*WHAT IS BEING ASKED*: Below is a listing. Gather each line of it that contains "chart".

*DATA SHOWN*:
· · · ·

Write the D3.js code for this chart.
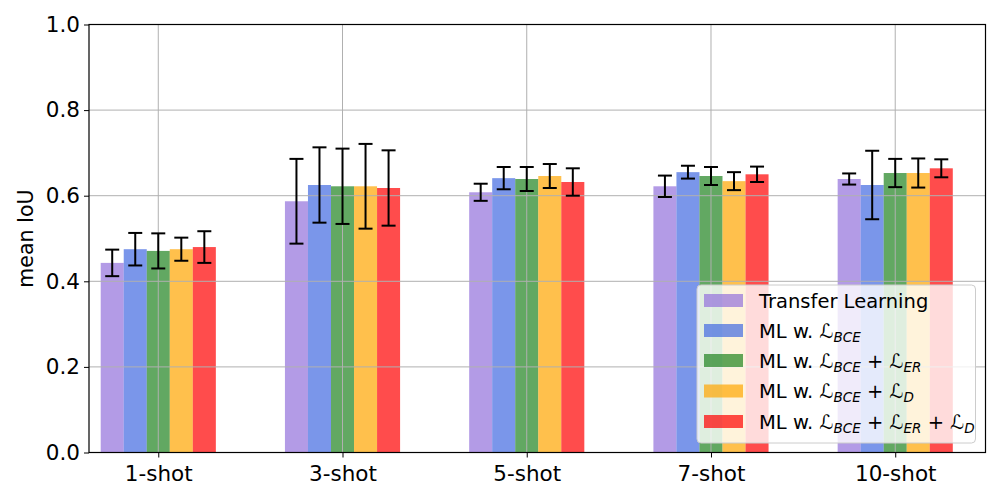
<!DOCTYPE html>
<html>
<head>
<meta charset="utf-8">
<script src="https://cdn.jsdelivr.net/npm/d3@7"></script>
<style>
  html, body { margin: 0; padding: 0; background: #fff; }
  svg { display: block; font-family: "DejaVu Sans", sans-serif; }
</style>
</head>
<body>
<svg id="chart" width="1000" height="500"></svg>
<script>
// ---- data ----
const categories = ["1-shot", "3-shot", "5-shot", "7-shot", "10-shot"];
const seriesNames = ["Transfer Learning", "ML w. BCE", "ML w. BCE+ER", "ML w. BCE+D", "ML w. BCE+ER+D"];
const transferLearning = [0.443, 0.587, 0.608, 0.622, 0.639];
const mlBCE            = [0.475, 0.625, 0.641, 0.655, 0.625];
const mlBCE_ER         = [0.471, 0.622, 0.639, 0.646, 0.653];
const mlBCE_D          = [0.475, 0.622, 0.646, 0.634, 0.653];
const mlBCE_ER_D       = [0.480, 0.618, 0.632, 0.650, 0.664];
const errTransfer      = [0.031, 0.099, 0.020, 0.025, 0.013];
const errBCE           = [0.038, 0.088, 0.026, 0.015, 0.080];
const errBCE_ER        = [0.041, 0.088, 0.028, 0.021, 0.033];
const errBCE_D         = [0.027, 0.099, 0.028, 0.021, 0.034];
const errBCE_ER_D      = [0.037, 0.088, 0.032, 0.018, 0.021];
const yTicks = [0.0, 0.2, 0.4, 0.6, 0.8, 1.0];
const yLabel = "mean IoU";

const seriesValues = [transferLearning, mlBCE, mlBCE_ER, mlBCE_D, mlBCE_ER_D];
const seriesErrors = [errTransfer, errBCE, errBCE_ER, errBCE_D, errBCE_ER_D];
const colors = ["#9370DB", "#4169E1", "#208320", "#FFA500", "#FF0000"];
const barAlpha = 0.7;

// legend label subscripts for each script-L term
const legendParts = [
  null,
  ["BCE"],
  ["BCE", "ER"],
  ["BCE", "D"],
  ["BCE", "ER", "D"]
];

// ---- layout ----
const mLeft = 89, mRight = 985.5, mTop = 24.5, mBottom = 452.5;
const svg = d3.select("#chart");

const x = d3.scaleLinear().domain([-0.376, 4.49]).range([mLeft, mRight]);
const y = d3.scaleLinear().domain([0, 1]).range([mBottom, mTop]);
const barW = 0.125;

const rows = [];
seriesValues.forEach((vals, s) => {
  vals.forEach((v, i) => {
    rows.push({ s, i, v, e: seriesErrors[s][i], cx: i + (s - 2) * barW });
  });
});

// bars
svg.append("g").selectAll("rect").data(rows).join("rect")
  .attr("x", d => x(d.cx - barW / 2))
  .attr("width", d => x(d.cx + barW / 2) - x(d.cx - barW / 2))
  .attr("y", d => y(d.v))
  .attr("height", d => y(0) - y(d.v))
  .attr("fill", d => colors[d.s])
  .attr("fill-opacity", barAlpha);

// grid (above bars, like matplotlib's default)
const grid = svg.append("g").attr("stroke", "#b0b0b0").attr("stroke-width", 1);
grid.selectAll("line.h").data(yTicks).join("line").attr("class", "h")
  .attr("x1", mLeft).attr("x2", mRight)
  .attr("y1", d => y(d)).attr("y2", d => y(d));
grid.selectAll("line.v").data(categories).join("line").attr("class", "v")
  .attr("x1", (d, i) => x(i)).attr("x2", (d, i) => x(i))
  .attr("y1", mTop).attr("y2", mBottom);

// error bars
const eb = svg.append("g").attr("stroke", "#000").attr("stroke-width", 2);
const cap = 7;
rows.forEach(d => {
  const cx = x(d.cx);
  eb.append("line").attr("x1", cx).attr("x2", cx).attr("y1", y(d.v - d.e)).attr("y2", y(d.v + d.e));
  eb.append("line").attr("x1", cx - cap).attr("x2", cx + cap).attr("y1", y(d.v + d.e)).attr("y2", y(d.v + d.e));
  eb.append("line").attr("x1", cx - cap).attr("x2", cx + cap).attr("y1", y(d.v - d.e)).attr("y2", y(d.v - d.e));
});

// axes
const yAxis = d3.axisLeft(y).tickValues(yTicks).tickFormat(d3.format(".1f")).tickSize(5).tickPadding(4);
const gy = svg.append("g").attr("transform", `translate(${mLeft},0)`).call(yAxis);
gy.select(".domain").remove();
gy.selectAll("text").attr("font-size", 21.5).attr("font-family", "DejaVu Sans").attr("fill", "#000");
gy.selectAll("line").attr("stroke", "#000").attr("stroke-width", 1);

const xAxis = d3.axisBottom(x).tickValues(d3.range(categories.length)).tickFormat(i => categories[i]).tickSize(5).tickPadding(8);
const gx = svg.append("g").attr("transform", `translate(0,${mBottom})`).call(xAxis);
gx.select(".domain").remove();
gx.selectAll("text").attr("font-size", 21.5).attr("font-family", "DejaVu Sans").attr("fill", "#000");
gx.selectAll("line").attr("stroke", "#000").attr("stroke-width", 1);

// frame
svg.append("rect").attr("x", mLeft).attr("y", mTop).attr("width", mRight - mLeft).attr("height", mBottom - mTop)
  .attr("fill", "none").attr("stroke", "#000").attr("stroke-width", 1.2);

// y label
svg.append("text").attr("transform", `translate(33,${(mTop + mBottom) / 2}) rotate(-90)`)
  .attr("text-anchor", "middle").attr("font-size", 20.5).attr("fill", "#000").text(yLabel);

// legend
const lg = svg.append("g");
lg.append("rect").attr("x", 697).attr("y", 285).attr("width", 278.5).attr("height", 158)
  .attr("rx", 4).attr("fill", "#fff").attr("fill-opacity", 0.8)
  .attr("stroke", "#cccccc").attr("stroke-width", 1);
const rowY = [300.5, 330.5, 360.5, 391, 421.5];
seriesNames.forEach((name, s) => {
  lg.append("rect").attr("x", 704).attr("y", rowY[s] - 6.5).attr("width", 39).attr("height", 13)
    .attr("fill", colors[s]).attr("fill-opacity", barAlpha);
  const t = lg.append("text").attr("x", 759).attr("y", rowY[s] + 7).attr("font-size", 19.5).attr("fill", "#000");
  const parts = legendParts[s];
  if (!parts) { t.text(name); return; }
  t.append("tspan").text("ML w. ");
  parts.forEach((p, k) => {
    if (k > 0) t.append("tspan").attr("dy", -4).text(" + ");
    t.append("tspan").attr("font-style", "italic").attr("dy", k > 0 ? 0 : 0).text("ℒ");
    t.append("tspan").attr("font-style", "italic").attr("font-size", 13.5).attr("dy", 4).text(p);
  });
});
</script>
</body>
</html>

· · · ·

*COMPLETE OUTPUT*:
Write the D3.js code for this chart.
<svg id="chart" width="1000" height="500"></svg>
const svg = d3.select("#chart");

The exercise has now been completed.